Yes, we are going through some tough economic times, but those of us who have a little age on us have been there and done that many times before. To my way of thinking, Memorial Day should be a reminder of the ultimate sacrifices that others have made so that we are free to complain loudly and as often as we please.

 

In wartime, most Americans know who our enemy is. When my dad fought in World War II, he knew who the enemy was. He didn’t have a single doubt.

 

We’ve changed over the years. Now, we make enemies of those who disagree with us or who are different. Where Americans used to unite, now we are divided—about everything imaginable.
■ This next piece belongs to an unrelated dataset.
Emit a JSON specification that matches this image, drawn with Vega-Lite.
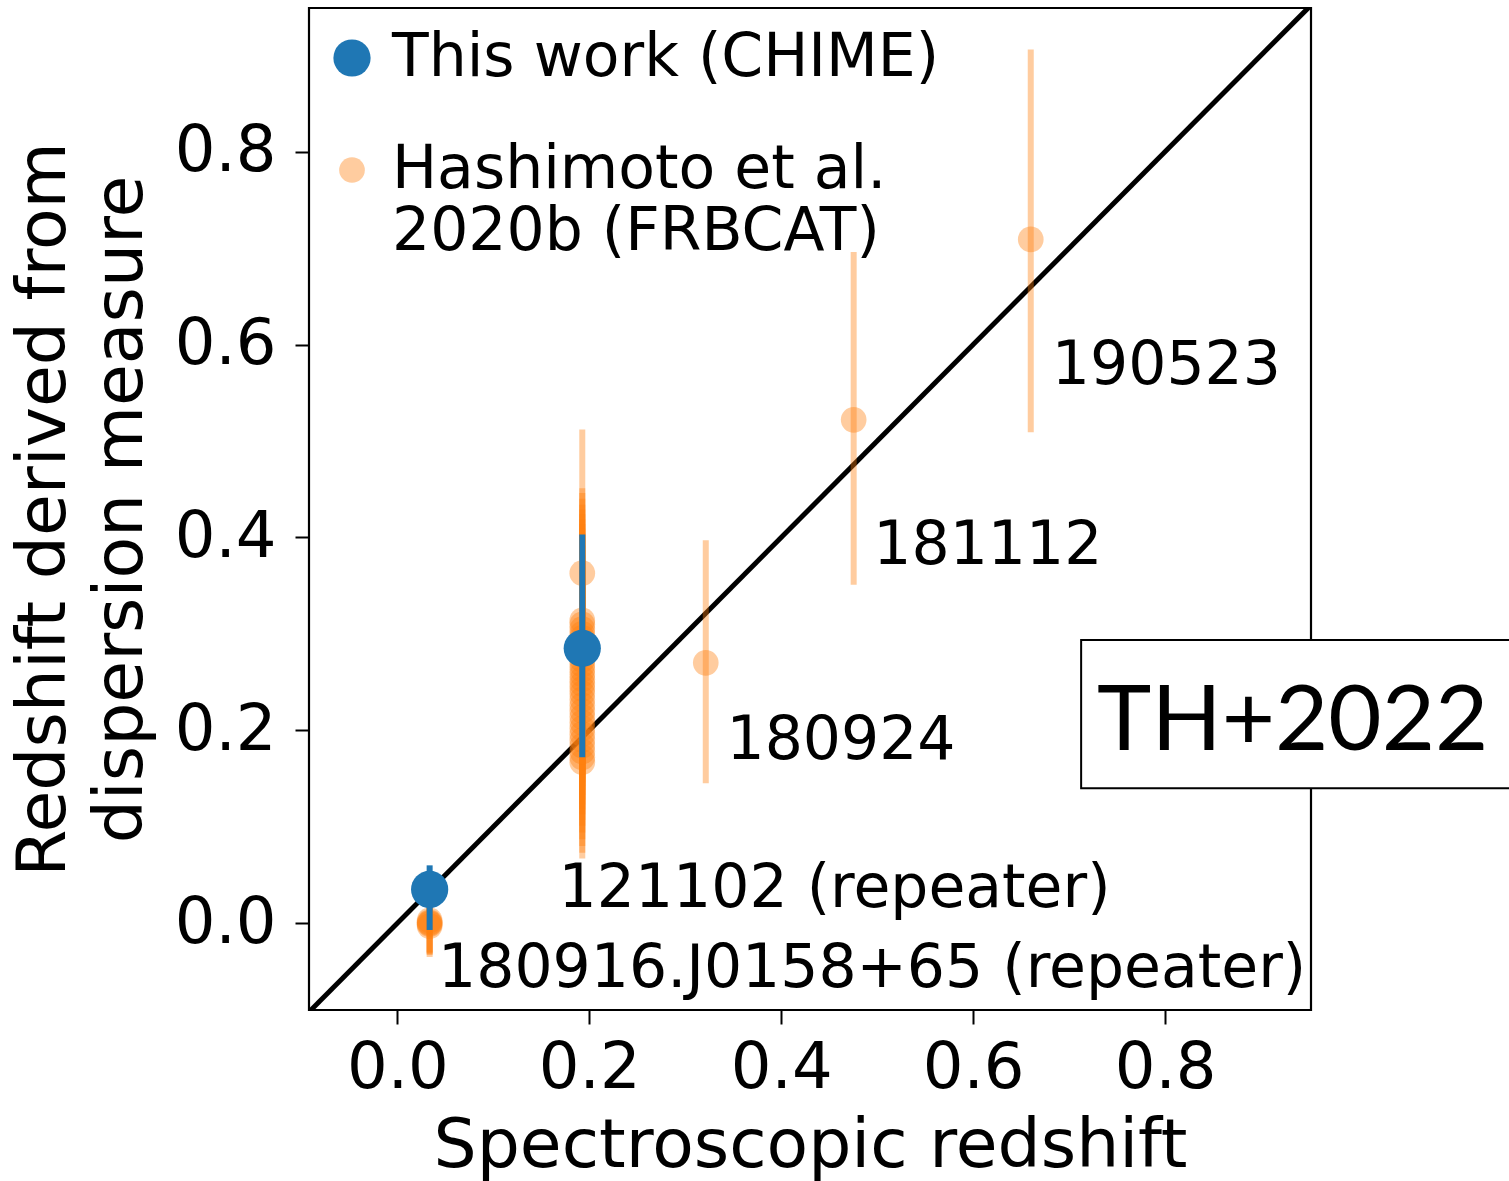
{
  "$schema": "https://vega.github.io/schema/vega-lite/v6.json",
  "width": 1002,
  "height": 1002,
  "autosize": {"type": "none"},
  "padding": {"left": 309, "top": 8, "right": 198, "bottom": 171},
  "background": "white",
  "config": {
    "view": {"stroke": "black", "strokeWidth": 2.2},
    "font": "DejaVu Sans",
    "axis": {
      "domain": false, "grid": false,
      "labelFont": "DejaVu Sans", "titleFont": "DejaVu Sans",
      "labelFontSize": 64, "titleFontSize": 68, "titleFontWeight": "normal",
      "labelColor": "black", "titleColor": "black",
      "tickColor": "black", "tickWidth": 2, "tickSize": 14
    }
  },
  "datasets": {
    "points": [
      {"source": "Hashimoto et al. 2020b (FRBCAT)", "frb": "180916", "zspec": 0.0337, "zdm": -0.003, "lo": -0.035, "hi": 0.035},
      {"source": "Hashimoto et al. 2020b (FRBCAT)", "frb": "180916", "zspec": 0.0337, "zdm": -0.001, "lo": -0.033, "hi": 0.037},
      {"source": "Hashimoto et al. 2020b (FRBCAT)", "frb": "180916", "zspec": 0.0337, "zdm": 0.0, "lo": -0.032, "hi": 0.038},
      {"source": "Hashimoto et al. 2020b (FRBCAT)", "frb": "180916", "zspec": 0.0337, "zdm": 0.001, "lo": -0.031, "hi": 0.039},
      {"source": "Hashimoto et al. 2020b (FRBCAT)", "frb": "180916", "zspec": 0.0337, "zdm": 0.003, "lo": -0.03, "hi": 0.04},
      {"source": "Hashimoto et al. 2020b (FRBCAT)", "frb": "121102", "zspec": 0.19273, "zdm": 0.363, "lo": 0.24, "hi": 0.512},
      {"source": "Hashimoto et al. 2020b (FRBCAT)", "frb": "121102", "zspec": 0.19273, "zdm": 0.314, "lo": 0.2, "hi": 0.451},
      {"source": "Hashimoto et al. 2020b (FRBCAT)", "frb": "121102", "zspec": 0.19273, "zdm": 0.31, "lo": 0.197, "hi": 0.446},
      {"source": "Hashimoto et al. 2020b (FRBCAT)", "frb": "121102", "zspec": 0.19273, "zdm": 0.305, "lo": 0.193, "hi": 0.44},
      {"source": "Hashimoto et al. 2020b (FRBCAT)", "frb": "121102", "zspec": 0.19273, "zdm": 0.3, "lo": 0.19, "hi": 0.434},
      {"source": "Hashimoto et al. 2020b (FRBCAT)", "frb": "121102", "zspec": 0.19273, "zdm": 0.296, "lo": 0.186, "hi": 0.429},
      {"source": "Hashimoto et al. 2020b (FRBCAT)", "frb": "121102", "zspec": 0.19273, "zdm": 0.291, "lo": 0.182, "hi": 0.424},
      {"source": "Hashimoto et al. 2020b (FRBCAT)", "frb": "121102", "zspec": 0.19273, "zdm": 0.287, "lo": 0.179, "hi": 0.419},
      {"source": "Hashimoto et al. 2020b (FRBCAT)", "frb": "121102", "zspec": 0.19273, "zdm": 0.282, "lo": 0.175, "hi": 0.414},
      {"source": "Hashimoto et al. 2020b (FRBCAT)", "frb": "121102", "zspec": 0.19273, "zdm": 0.278, "lo": 0.171, "hi": 0.409},
      {"source": "Hashimoto et al. 2020b (FRBCAT)", "frb": "121102", "zspec": 0.19273, "zdm": 0.273, "lo": 0.167, "hi": 0.404},
      {"source": "Hashimoto et al. 2020b (FRBCAT)", "frb": "121102", "zspec": 0.19273, "zdm": 0.268, "lo": 0.163, "hi": 0.398},
      {"source": "Hashimoto et al. 2020b (FRBCAT)", "frb": "121102", "zspec": 0.19273, "zdm": 0.263, "lo": 0.158, "hi": 0.392},
      {"source": "Hashimoto et al. 2020b (FRBCAT)", "frb": "121102", "zspec": 0.19273, "zdm": 0.258, "lo": 0.154, "hi": 0.387},
      {"source": "Hashimoto et al. 2020b (FRBCAT)", "frb": "121102", "zspec": 0.19273, "zdm": 0.253, "lo": 0.15, "hi": 0.381},
      {"source": "Hashimoto et al. 2020b (FRBCAT)", "frb": "121102", "zspec": 0.19273, "zdm": 0.248, "lo": 0.146, "hi": 0.376},
      {"source": "Hashimoto et al. 2020b (FRBCAT)", "frb": "121102", "zspec": 0.19273, "zdm": 0.243, "lo": 0.142, "hi": 0.37},
      {"source": "Hashimoto et al. 2020b (FRBCAT)", "frb": "121102", "zspec": 0.19273, "zdm": 0.238, "lo": 0.138, "hi": 0.364},
      {"source": "Hashimoto et al. 2020b (FRBCAT)", "frb": "121102", "zspec": 0.19273, "zdm": 0.232, "lo": 0.133, "hi": 0.357},
      {"source": "Hashimoto et al. 2020b (FRBCAT)", "frb": "121102", "zspec": 0.19273, "zdm": 0.226, "lo": 0.128, "hi": 0.351},
      {"source": "Hashimoto et al. 2020b (FRBCAT)", "frb": "121102", "zspec": 0.19273, "zdm": 0.22, "lo": 0.123, "hi": 0.345},
      {"source": "Hashimoto et al. 2020b (FRBCAT)", "frb": "121102", "zspec": 0.19273, "zdm": 0.214, "lo": 0.118, "hi": 0.338},
      {"source": "Hashimoto et al. 2020b (FRBCAT)", "frb": "121102", "zspec": 0.19273, "zdm": 0.208, "lo": 0.113, "hi": 0.332},
      {"source": "Hashimoto et al. 2020b (FRBCAT)", "frb": "121102", "zspec": 0.19273, "zdm": 0.202, "lo": 0.107, "hi": 0.326},
      {"source": "Hashimoto et al. 2020b (FRBCAT)", "frb": "121102", "zspec": 0.19273, "zdm": 0.196, "lo": 0.101, "hi": 0.319},
      {"source": "Hashimoto et al. 2020b (FRBCAT)", "frb": "121102", "zspec": 0.19273, "zdm": 0.19, "lo": 0.094, "hi": 0.312},
      {"source": "Hashimoto et al. 2020b (FRBCAT)", "frb": "121102", "zspec": 0.19273, "zdm": 0.184, "lo": 0.087, "hi": 0.306},
      {"source": "Hashimoto et al. 2020b (FRBCAT)", "frb": "121102", "zspec": 0.19273, "zdm": 0.178, "lo": 0.08, "hi": 0.3},
      {"source": "Hashimoto et al. 2020b (FRBCAT)", "frb": "121102", "zspec": 0.19273, "zdm": 0.172, "lo": 0.073, "hi": 0.294},
      {"source": "Hashimoto et al. 2020b (FRBCAT)", "frb": "121102", "zspec": 0.19273, "zdm": 0.167, "lo": 0.067, "hi": 0.288},
      {"source": "Hashimoto et al. 2020b (FRBCAT)", "frb": "180924", "zspec": 0.3214, "zdm": 0.27, "lo": 0.145, "hi": 0.397},
      {"source": "Hashimoto et al. 2020b (FRBCAT)", "frb": "181112", "zspec": 0.4755, "zdm": 0.522, "lo": 0.351, "hi": 0.696},
      {"source": "Hashimoto et al. 2020b (FRBCAT)", "frb": "190523", "zspec": 0.66, "zdm": 0.709, "lo": 0.509, "hi": 0.906},
      {"source": "This work (CHIME)", "frb": "180916", "zspec": 0.0337, "zdm": 0.035, "lo": -0.007, "hi": 0.06},
      {"source": "This work (CHIME)", "frb": "121102", "zspec": 0.19273, "zdm": 0.285, "lo": 0.172, "hi": 0.403}
    ],
    "diag": [{"d": -0.3}, {"d": 1.3}],
    "labels": [
      {"lx": 0.682, "ly": 0.559, "label": "190523"},
      {"lx": 0.496, "ly": 0.372, "label": "181112"},
      {"lx": 0.343, "ly": 0.17, "label": "180924"},
      {"lx": 0.168, "ly": 0.0165, "label": "121102 (repeater)"},
      {"lx": 0.0425, "ly": -0.0665, "label": "180916.J0158+65 (repeater)"}
    ],
    "box": [{"bx0": 0.7125, "bx1": 1.25, "by0": 0.14, "by1": 0.2936, "tx": 0.933, "ty": 0.1795, "text": "TH+2022"}]
  },
  "encoding": {
    "x": {"type": "quantitative", "scale": {"domain": [-0.092, 0.952], "nice": false, "zero": false},
          "axis": {"values": [0, 0.2, 0.4, 0.6, 0.8], "format": ".1f", "title": "Spectroscopic redshift", "labelPadding": 12, "titlePadding": 12}},
    "y": {"type": "quantitative", "scale": {"domain": [-0.09, 0.949], "nice": false, "zero": false},
          "axis": {"values": [0, 0.2, 0.4, 0.6, 0.8], "format": ".1f", "title": ["Redshift derived from", "dispersion measure"], "titleLineHeight": 77, "labelPadding": 19, "titlePadding": 19}}
  },
  "layer": [
    {
      "data": {"name": "diag"},
      "mark": {"type": "line", "color": "black", "strokeWidth": 5, "clip": true},
      "encoding": {"x": {"field": "d", "type": "quantitative"}, "y": {"field": "d", "type": "quantitative"}}
    },
    {
      "data": {"name": "points"},
      "transform": [{"filter": "datum.source != 'This work (CHIME)'"}],
      "mark": {"type": "rule", "color": "#ff7f0e", "opacity": 0.4, "strokeWidth": 6},
      "encoding": {"x": {"field": "zspec", "type": "quantitative"}, "y": {"field": "lo", "type": "quantitative"}, "y2": {"field": "hi"}}
    },
    {
      "data": {"name": "points"},
      "transform": [{"filter": "datum.source != 'This work (CHIME)'"}],
      "mark": {"type": "point", "filled": true, "shape": "circle"},
      "encoding": {
        "x": {"field": "zspec", "type": "quantitative"},
        "y": {"field": "zdm", "type": "quantitative"},
        "color": {"field": "source", "type": "nominal",
          "scale": {"domain": ["This work (CHIME)", "Hashimoto et al. 2020b (FRBCAT)"], "range": ["#1f77b4", "#ff7f0e"]},
          "legend": {"orient": "none", "legendX": 13, "legendY": 20, "title": null, "padding": 0,
            "labelFont": "DejaVu Sans", "labelFontSize": 60, "labelColor": "black", "labelLimit": 0,
            "labelOffset": 10, "rowPadding": 52, "labelLineHeight": 74, "symbolType": "circle",
            "labelExpr": "datum.label == 'Hashimoto et al. 2020b (FRBCAT)' ? ['Hashimoto et al.', '2020b (FRBCAT)'] : datum.label"}},
        "size": {"field": "source", "type": "nominal",
          "scale": {"domain": ["This work (CHIME)", "Hashimoto et al. 2020b (FRBCAT)"], "range": [1385, 660], "padding": 0}},
        "opacity": {"field": "source", "type": "nominal",
          "scale": {"domain": ["This work (CHIME)", "Hashimoto et al. 2020b (FRBCAT)"], "range": [1, 0.4], "padding": 0}}
      }
    },
    {
      "data": {"name": "points"},
      "transform": [{"filter": "datum.source == 'This work (CHIME)'"}],
      "mark": {"type": "rule", "color": "#1f77b4", "strokeWidth": 6},
      "encoding": {"x": {"field": "zspec", "type": "quantitative"}, "y": {"field": "lo", "type": "quantitative"}, "y2": {"field": "hi"}}
    },
    {
      "data": {"name": "points"},
      "transform": [{"filter": "datum.source == 'This work (CHIME)'"}],
      "mark": {"type": "point", "filled": true, "shape": "circle", "color": "#1f77b4", "size": 1385, "opacity": 1},
      "encoding": {
        "x": {"field": "zspec", "type": "quantitative"},
        "y": {"field": "zdm", "type": "quantitative"}
      }
    },
    {
      "data": {"name": "labels"},
      "mark": {"type": "text", "align": "left", "baseline": "alphabetic", "font": "DejaVu Sans", "fontSize": 60, "color": "black"},
      "encoding": {"x": {"field": "lx", "type": "quantitative"}, "y": {"field": "ly", "type": "quantitative"}, "text": {"field": "label"}}
    },
    {
      "data": {"name": "box"},
      "mark": {"type": "rect", "fill": "white", "stroke": "black", "strokeWidth": 2, "clip": false},
      "encoding": {"x": {"field": "bx0", "type": "quantitative"}, "x2": {"field": "bx1"}, "y": {"field": "by0", "type": "quantitative"}, "y2": {"field": "by1"}}
    },
    {
      "data": {"name": "box"},
      "mark": {"type": "text", "align": "center", "baseline": "alphabetic", "font": "Lato", "fontSize": 92, "color": "black"},
      "encoding": {"x": {"field": "tx", "type": "quantitative"}, "y": {"field": "ty", "type": "quantitative"}, "text": {"field": "text"}}
    }
  ]
}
We’ve forgotten that united we stand and divided we fall.

 

I will agree with one thing. This is an expensive holiday, but our sacrifices are small compared to those who died for the freedom we take for granted. Even worse than taking freedom for granted is being willing to throw it away to further a radical agenda.

 

At a gathering of Vietnam Veterans, one man said that he had died in Vietnam, but he just didn’t know it. That is how I think of Jim. He was never the same when he came home from Vietnam. He was haunted by his tour of duty and had physical pain that served as a constant reminder. As with many veterans and active military, he was often suicidal. I have no way to prove it, but I think his exposure to Agent Orange and PTSD contributed directly to the dementia that eventually claimed his life before his 60th birthday.

 

The sacrifices of our veterans aren’t measured by statistics; they are measured by grief. Individual sacrifices too often result in alcoholism, drug abuse, broken homes, divorce, homelessness, and suicide. Widows and widowers stoically accept a folded American flag at a gravesite.

 

Jim’s final resting place is the Missouri Veterans Cemetery in Higginsville. The cemetery is a lovely, peaceful place that belies the turbulence of war. The flags flying above the cemetery and on the graves represent the country they defended at risk of their own lives.

 

 Memorial Day isn’t about picnics, vacations, or drinking beer; it is about the freedom to have a picnic, take a vacation, or sit on the patio with friends drinking beer. It’s about our right to breathe fresh air, look at the stars, or hear an airplane without worrying about it dropping a bomb on us. It’s about loving our family, honoring those we’ve lost, and about the right to agree to disagree.